**WORK REQUIRED:**
Give again, verbatim, the lines between the line that contains "Reproduce this diagram with TikZ." and the line that contains "(580,148) -- (580,193);", counting both ends. Pictures are excluded from the copy.

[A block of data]
============

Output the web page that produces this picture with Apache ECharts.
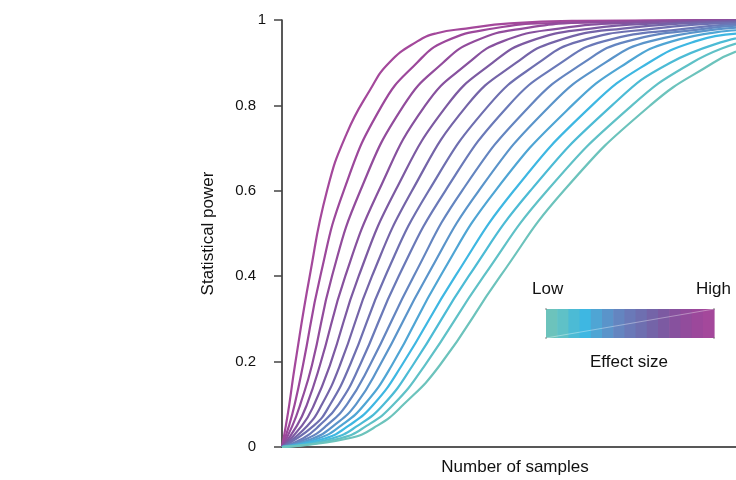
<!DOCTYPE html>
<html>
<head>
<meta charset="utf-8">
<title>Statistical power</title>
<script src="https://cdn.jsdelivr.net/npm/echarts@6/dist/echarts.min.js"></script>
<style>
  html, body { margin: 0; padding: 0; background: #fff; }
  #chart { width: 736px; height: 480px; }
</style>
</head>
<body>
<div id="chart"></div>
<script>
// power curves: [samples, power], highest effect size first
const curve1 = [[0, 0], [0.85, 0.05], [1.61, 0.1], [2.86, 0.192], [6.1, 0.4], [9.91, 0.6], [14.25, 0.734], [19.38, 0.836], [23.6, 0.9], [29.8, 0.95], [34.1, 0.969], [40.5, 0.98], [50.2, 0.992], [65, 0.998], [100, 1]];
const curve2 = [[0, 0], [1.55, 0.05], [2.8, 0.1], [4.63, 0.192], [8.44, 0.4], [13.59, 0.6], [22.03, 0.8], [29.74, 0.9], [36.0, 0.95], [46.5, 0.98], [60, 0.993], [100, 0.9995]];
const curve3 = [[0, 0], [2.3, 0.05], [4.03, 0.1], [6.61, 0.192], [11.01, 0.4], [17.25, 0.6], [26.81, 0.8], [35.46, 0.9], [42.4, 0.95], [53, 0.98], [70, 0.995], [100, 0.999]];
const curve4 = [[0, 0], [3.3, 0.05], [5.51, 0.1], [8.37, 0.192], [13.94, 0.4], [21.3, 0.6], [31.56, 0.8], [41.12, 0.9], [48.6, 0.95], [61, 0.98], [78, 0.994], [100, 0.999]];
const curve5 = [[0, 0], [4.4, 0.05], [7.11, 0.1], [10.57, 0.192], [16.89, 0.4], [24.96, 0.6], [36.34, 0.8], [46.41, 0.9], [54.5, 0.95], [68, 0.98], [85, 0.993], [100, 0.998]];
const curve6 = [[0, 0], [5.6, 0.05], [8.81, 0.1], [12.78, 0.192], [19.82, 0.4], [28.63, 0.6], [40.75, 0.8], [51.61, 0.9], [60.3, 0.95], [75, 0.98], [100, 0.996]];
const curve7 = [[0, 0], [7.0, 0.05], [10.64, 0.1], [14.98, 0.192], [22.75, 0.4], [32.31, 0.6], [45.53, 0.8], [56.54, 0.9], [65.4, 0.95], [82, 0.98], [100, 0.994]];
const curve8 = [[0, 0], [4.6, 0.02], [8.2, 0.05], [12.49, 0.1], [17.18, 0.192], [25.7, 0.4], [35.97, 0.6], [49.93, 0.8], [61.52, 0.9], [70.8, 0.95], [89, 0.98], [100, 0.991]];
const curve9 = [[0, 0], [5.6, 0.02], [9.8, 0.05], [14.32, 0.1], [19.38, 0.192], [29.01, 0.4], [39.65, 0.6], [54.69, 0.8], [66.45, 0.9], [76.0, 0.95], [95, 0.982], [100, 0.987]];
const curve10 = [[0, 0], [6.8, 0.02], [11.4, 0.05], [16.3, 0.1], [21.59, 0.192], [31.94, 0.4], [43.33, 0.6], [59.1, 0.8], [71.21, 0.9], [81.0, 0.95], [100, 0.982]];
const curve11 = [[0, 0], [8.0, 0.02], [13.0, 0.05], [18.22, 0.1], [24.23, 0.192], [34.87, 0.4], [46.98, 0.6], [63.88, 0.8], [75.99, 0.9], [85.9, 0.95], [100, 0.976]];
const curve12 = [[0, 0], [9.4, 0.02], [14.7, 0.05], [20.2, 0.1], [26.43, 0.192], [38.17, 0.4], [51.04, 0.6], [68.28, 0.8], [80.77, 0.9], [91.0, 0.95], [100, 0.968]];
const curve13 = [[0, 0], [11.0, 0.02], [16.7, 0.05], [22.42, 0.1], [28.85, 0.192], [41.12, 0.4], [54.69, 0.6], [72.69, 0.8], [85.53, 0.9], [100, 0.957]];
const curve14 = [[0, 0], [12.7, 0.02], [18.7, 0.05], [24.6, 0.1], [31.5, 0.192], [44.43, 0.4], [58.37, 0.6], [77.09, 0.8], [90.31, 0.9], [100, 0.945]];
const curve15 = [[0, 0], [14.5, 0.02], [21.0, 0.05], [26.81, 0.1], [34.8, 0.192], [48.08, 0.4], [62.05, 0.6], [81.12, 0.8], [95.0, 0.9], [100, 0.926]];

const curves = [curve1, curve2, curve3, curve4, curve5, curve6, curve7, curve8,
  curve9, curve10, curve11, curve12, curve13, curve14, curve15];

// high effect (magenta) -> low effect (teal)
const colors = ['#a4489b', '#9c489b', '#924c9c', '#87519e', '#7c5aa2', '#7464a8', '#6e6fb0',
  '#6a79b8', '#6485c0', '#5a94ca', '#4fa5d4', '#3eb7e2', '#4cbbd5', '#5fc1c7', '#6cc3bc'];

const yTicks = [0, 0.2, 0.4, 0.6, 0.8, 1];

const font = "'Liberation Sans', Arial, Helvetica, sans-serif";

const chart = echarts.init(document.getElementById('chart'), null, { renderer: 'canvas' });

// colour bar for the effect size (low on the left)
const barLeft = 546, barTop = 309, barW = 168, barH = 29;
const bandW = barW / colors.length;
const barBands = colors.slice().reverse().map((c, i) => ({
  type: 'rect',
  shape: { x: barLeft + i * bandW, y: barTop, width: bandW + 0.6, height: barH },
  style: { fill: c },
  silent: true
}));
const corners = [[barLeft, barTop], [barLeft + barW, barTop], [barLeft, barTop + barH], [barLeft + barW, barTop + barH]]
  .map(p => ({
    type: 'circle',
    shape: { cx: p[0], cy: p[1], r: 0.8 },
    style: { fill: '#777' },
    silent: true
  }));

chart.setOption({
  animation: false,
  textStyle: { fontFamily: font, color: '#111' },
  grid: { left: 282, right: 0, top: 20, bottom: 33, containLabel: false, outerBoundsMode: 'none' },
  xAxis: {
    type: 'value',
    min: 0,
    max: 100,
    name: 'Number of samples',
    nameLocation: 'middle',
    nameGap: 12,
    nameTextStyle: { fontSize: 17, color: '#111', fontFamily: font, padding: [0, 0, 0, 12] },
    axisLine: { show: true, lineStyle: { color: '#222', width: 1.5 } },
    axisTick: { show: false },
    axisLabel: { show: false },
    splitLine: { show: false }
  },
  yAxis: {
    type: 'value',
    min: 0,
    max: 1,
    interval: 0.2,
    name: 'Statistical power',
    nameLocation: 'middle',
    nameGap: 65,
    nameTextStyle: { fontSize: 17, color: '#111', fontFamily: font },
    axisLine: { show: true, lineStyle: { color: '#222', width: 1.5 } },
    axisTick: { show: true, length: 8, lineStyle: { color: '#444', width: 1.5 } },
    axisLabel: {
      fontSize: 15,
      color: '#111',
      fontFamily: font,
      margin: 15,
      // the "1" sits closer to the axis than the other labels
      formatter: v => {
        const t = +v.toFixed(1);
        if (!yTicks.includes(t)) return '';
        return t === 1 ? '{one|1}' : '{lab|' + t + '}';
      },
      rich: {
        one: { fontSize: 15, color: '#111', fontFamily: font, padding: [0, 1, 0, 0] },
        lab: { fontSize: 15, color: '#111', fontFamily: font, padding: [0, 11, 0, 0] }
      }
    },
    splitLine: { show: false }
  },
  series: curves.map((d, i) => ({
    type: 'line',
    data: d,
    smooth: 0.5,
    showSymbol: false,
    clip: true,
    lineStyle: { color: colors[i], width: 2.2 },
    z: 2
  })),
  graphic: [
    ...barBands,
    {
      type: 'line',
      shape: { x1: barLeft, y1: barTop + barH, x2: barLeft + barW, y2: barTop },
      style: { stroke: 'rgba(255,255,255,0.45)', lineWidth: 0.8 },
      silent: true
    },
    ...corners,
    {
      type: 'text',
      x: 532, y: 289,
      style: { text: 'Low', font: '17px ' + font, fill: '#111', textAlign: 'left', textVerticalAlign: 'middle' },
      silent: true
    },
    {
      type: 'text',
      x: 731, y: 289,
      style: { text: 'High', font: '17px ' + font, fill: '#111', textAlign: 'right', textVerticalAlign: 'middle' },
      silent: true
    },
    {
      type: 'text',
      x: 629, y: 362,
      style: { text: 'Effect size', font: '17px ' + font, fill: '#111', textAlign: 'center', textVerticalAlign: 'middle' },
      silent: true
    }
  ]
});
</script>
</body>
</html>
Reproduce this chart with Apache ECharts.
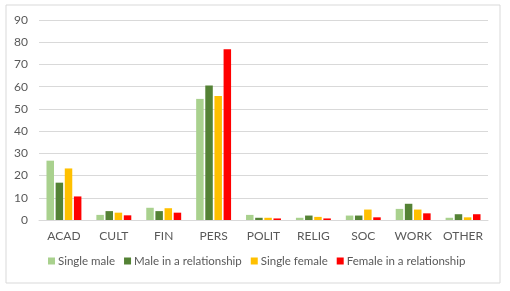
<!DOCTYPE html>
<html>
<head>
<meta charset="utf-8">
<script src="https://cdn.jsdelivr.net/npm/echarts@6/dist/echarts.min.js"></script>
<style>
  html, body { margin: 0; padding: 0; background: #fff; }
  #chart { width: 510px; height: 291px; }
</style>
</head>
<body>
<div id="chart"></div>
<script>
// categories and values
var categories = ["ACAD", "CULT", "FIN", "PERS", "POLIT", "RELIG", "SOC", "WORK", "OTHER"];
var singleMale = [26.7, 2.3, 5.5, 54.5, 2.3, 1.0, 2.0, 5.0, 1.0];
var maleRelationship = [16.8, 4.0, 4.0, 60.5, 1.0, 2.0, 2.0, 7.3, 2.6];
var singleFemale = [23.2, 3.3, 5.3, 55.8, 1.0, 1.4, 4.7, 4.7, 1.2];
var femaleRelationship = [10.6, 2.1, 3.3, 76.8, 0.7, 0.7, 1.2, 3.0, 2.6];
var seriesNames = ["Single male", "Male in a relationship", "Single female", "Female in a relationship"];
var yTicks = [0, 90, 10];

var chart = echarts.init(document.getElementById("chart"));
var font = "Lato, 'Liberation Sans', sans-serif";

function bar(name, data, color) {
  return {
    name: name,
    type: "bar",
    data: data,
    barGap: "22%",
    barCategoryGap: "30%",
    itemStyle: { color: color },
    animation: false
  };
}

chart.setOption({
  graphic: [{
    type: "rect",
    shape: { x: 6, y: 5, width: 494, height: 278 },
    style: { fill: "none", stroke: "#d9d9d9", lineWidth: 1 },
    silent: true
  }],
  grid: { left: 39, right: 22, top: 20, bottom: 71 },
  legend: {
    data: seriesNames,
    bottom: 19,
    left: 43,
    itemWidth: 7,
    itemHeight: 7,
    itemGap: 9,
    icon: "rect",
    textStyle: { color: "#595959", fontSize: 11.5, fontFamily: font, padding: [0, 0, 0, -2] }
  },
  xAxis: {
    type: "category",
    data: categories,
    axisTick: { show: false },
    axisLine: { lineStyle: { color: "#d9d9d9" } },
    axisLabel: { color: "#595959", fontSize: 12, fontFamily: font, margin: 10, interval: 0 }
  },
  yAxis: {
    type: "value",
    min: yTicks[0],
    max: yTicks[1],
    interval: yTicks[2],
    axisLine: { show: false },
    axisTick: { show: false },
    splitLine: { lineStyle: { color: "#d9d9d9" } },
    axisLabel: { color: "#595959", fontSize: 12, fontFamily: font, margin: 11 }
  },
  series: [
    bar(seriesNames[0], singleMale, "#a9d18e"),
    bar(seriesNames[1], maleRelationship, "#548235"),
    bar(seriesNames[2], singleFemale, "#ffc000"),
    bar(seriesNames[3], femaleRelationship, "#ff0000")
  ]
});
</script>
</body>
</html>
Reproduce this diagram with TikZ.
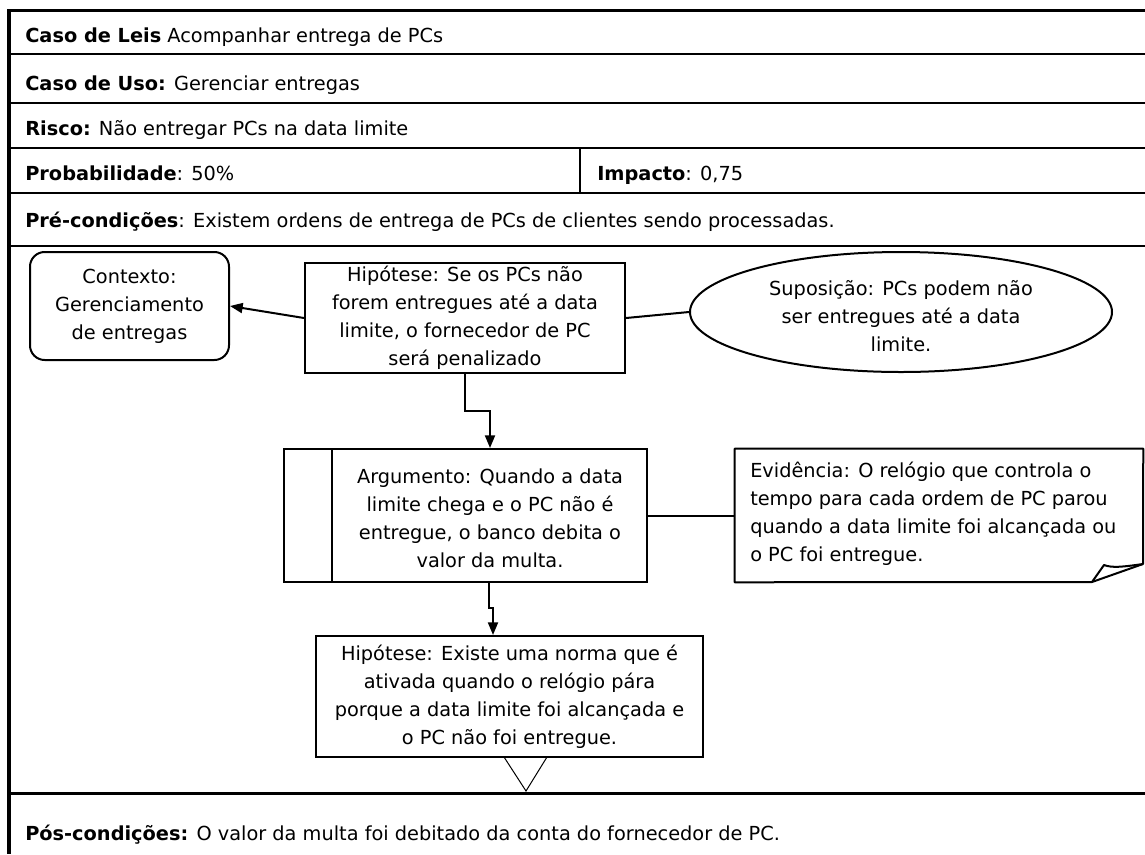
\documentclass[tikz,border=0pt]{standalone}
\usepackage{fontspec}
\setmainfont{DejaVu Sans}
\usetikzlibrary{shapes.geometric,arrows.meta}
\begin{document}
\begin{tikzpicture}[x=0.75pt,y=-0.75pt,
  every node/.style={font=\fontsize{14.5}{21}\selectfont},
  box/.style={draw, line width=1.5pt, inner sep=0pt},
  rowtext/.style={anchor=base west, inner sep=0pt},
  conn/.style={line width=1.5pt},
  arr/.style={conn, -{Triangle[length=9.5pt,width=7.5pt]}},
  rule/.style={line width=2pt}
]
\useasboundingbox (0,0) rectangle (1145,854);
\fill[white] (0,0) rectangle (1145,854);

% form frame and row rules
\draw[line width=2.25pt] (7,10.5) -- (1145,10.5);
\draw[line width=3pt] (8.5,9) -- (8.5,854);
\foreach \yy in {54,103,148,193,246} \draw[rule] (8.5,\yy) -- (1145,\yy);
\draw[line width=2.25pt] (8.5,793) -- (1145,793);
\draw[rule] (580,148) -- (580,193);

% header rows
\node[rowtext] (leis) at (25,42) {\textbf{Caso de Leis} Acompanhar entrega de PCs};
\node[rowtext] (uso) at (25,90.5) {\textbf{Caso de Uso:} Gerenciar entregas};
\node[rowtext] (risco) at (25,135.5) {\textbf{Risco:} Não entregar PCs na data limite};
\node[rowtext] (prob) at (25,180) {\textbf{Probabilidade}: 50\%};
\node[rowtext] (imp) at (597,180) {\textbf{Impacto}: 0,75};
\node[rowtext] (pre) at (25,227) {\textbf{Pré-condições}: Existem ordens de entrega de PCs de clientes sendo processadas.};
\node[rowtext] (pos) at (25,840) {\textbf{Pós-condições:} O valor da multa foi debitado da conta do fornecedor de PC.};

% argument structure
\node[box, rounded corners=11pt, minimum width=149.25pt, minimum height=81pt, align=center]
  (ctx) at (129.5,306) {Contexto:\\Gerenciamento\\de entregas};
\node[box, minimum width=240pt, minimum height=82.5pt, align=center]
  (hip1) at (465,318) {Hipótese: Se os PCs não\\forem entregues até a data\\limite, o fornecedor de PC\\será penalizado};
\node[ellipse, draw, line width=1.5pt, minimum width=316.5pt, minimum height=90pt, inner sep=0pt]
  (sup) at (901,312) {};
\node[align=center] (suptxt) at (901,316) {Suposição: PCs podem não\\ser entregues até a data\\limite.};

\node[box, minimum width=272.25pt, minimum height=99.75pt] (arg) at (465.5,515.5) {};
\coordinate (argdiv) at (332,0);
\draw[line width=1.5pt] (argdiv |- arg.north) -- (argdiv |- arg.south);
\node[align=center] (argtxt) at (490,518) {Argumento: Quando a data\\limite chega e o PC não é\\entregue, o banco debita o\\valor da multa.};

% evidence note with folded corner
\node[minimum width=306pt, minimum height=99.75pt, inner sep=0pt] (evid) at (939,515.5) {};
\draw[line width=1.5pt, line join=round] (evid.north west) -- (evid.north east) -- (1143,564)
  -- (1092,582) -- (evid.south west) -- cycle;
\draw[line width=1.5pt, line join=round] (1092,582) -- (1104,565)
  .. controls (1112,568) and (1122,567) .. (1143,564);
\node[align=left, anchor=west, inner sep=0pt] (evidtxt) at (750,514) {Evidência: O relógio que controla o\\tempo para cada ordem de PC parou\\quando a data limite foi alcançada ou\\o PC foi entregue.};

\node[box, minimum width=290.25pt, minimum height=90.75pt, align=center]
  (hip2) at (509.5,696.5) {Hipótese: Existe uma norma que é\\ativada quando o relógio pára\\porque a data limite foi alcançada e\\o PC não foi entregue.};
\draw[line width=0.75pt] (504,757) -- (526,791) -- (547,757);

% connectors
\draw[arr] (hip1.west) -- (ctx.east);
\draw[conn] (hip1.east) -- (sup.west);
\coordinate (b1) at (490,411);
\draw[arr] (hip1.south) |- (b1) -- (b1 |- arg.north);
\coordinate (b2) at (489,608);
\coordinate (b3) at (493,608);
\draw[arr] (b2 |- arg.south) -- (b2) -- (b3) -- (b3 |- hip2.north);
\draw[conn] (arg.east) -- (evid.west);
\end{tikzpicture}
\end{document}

============

**SOLUTION TO THIS EXERCISE:**
Reproduce this diagram with TikZ.
\documentclass[tikz,border=0pt]{standalone}
\usepackage{fontspec}
\setmainfont{DejaVu Sans}
\usetikzlibrary{shapes.geometric,arrows.meta}
\begin{document}
\begin{tikzpicture}[x=0.75pt,y=-0.75pt,
  every node/.style={font=\fontsize{14.5}{21}\selectfont},
  box/.style={draw, line width=1.5pt, inner sep=0pt},
  rowtext/.style={anchor=base west, inner sep=0pt},
  conn/.style={line width=1.5pt},
  arr/.style={conn, -{Triangle[length=9.5pt,width=7.5pt]}},
  rule/.style={line width=2pt}
]
\useasboundingbox (0,0) rectangle (1145,854);
\fill[white] (0,0) rectangle (1145,854);

% form frame and row rules
\draw[line width=2.25pt] (7,10.5) -- (1145,10.5);
\draw[line width=3pt] (8.5,9) -- (8.5,854);
\foreach \yy in {54,103,148,193,246} \draw[rule] (8.5,\yy) -- (1145,\yy);
\draw[line width=2.25pt] (8.5,793) -- (1145,793);
\draw[rule] (580,148) -- (580,193);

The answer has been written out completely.